Históricamente, el rock se definió por su tensión con el establishment. Oasis, en los 90, encarnó una actitud de clase trabajadora, desafiante y arrogante. Su regreso en 2025, sin embargo, proyecta una dinámica diferente. La rebelión se ha vuelto un espectáculo de estadio, con precios dinámicos que la hacen accesible solo para un segmento con alto poder adquisitivo. El espíritu contestatario se ha domesticado, transformándose en un artículo de consumo para la misma generación que una vez lo vivió como una ruptura.
Este escenario sugiere una divergencia fundamental en el futuro del rock. Por un lado, las grandes leyendas se consolidarán como "patrimonio cultural", ofreciendo giras de altísimo nivel técnico pero desprovistas de riesgo y urgencia social. Serán como museos itinerantes de la rebeldía. Por otro lado, esta misma espectacularización podría generar un vacío que sea llenado por nuevas formas de contracultura, probablemente más crudas, locales y alejadas de los grandes capitales, que reaccionen contra esta versión segura y predecible del rock. La pregunta a largo plazo es si el rock como género puede seguir generando movimientos de vanguardia o si su destino es convertirse, definitivamente, en música clásica del siglo XX.
El fenómeno Oasis también nos habla sobre cómo construiremos la memoria en el futuro. La gira es un ejercicio de curatoría narrativa: se seleccionan los himnos, se evoca la gloria pasada y se deja el conflicto de fondo como un ruido sordo pero tolerable. La imagen de Paul "Bonehead" Arthurs posicionado estratégicamente entre los dos hermanos en el escenario es una metáfora perfecta: un mediador que garantiza que el espectáculo continúe sin que la realidad del quiebre lo contamine.
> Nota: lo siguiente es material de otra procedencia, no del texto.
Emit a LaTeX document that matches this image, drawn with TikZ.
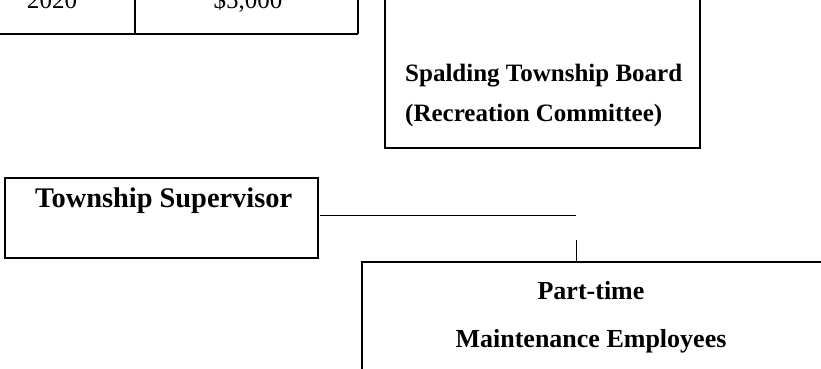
\documentclass[tikz,border=0pt]{standalone}
\usepackage{fontspec}
\setmainfont{Liberation Serif}
\begin{document}
\begin{tikzpicture}[x=1pt,y=-1pt,
  boxline/.style={line width=1.6pt},
  conn/.style={line width=0.8pt},
  lbl/.style={font=\fontsize{25}{30}\selectfont\bfseries, inner sep=0pt},
  cell/.style={font=\fontsize{25}{30}\selectfont, inner sep=0pt, anchor=base}]
\useasboundingbox (0,0) rectangle (821,368);
\clip (0,0) rectangle (821,368);
% cropped table at top
\node[cell] (y2020) at (52,8) {2020};
\node[cell] (amt) at (248,8) {\$5,000};
\draw[boxline] (0,34) -- (358,34);
\draw[boxline] (135,-5) -- (135,34);
\draw[boxline] (358,-5) -- (358,34);
% Spalding Township Board box
\draw[boxline] (385,-5) -- (385,148) -- (700,148) -- (700,-5);
\node[lbl, anchor=base west] (sb1) at (405,81) {Spalding Township Board};
\node[lbl, anchor=base west] (sb2) at (405,121) {(Recreation Committee)};
% Township Supervisor box
\draw[boxline] (5,178) rectangle (318,258);
\node[lbl, font=\fontsize{28.4}{34}\selectfont\bfseries, anchor=base west] (ts) at (35,207) {Township Supervisor};
\coordinate (tsr) at (320,215);
\coordinate (jn) at (576,215);
% Part-time box (cropped)
\draw[boxline] (830,262) -- (362,262) -- (362,380);
\node[lbl, font=\fontsize{26}{31}\selectfont\bfseries, anchor=base] (pt1) at (591,299) {Part-time};
\node[lbl, font=\fontsize{26}{31}\selectfont\bfseries, anchor=base] (pt2) at (591,347) {Maintenance Employees};
\coordinate (ptt) at (576,262);
\coordinate (vs) at (576,240);
% connectors
\draw[conn] (tsr) -- (jn);
\draw[conn] (vs) -- (ptt);
\end{tikzpicture}
\end{document}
Esto podría dar paso a una era de "reconciliaciones por demanda" en la esfera pública, no solo en la música. Figuras políticas, socios comerciales o líderes de opinión podrían adoptar treguas performáticas para capitalizar momentos específicos, sabiendo que la audiencia está dispuesta a aceptar una versión simplificada de la historia a cambio de la gratificación emocional del momento. El riesgo es la erosión de la complejidad. Si nos acostumbramos a que los conflictos más profundos pueden ser pausados por un contrato y un cheque, podríamos perder la capacidad de lidiar con las verdaderas complejidades de la reconciliación, tanto a nivel personal como social.
La resurrección de Oasis no es una anomalía, es un mapa. La tendencia dominante apunta hacia una industria musical que perfeccionará la monetización de la nostalgia, con bandas legendarias operando como marcas de lujo. El mayor riesgo es la osificación del rock como una fuerza cultural relevante, confinándolo a un ciclo de auto-homenajes. Sin embargo, la oportunidad latente es inmensa: el brillo cegador de estos mega-eventos puede dejar en la sombra a nuevos ecosistemas musicales, donde la autenticidad, el riesgo y la comunidad florezcan lejos de los estadios y los precios dinámicos.
El regreso de los Gallagher, en última instancia, funciona como un espejo. Lo que vemos reflejado no es solo el pasado de una banda icónica, sino una imagen nítida de nuestros propios anhelos. La pregunta que queda flotando en el aire, mucho después de que se apagan las luces del escenario, es qué nos dice sobre nosotros mismos esta abrumadora necesidad de pagar por revivir el pasado, incluso cuando sabemos que es solo una magnífica y efímera sinfonía.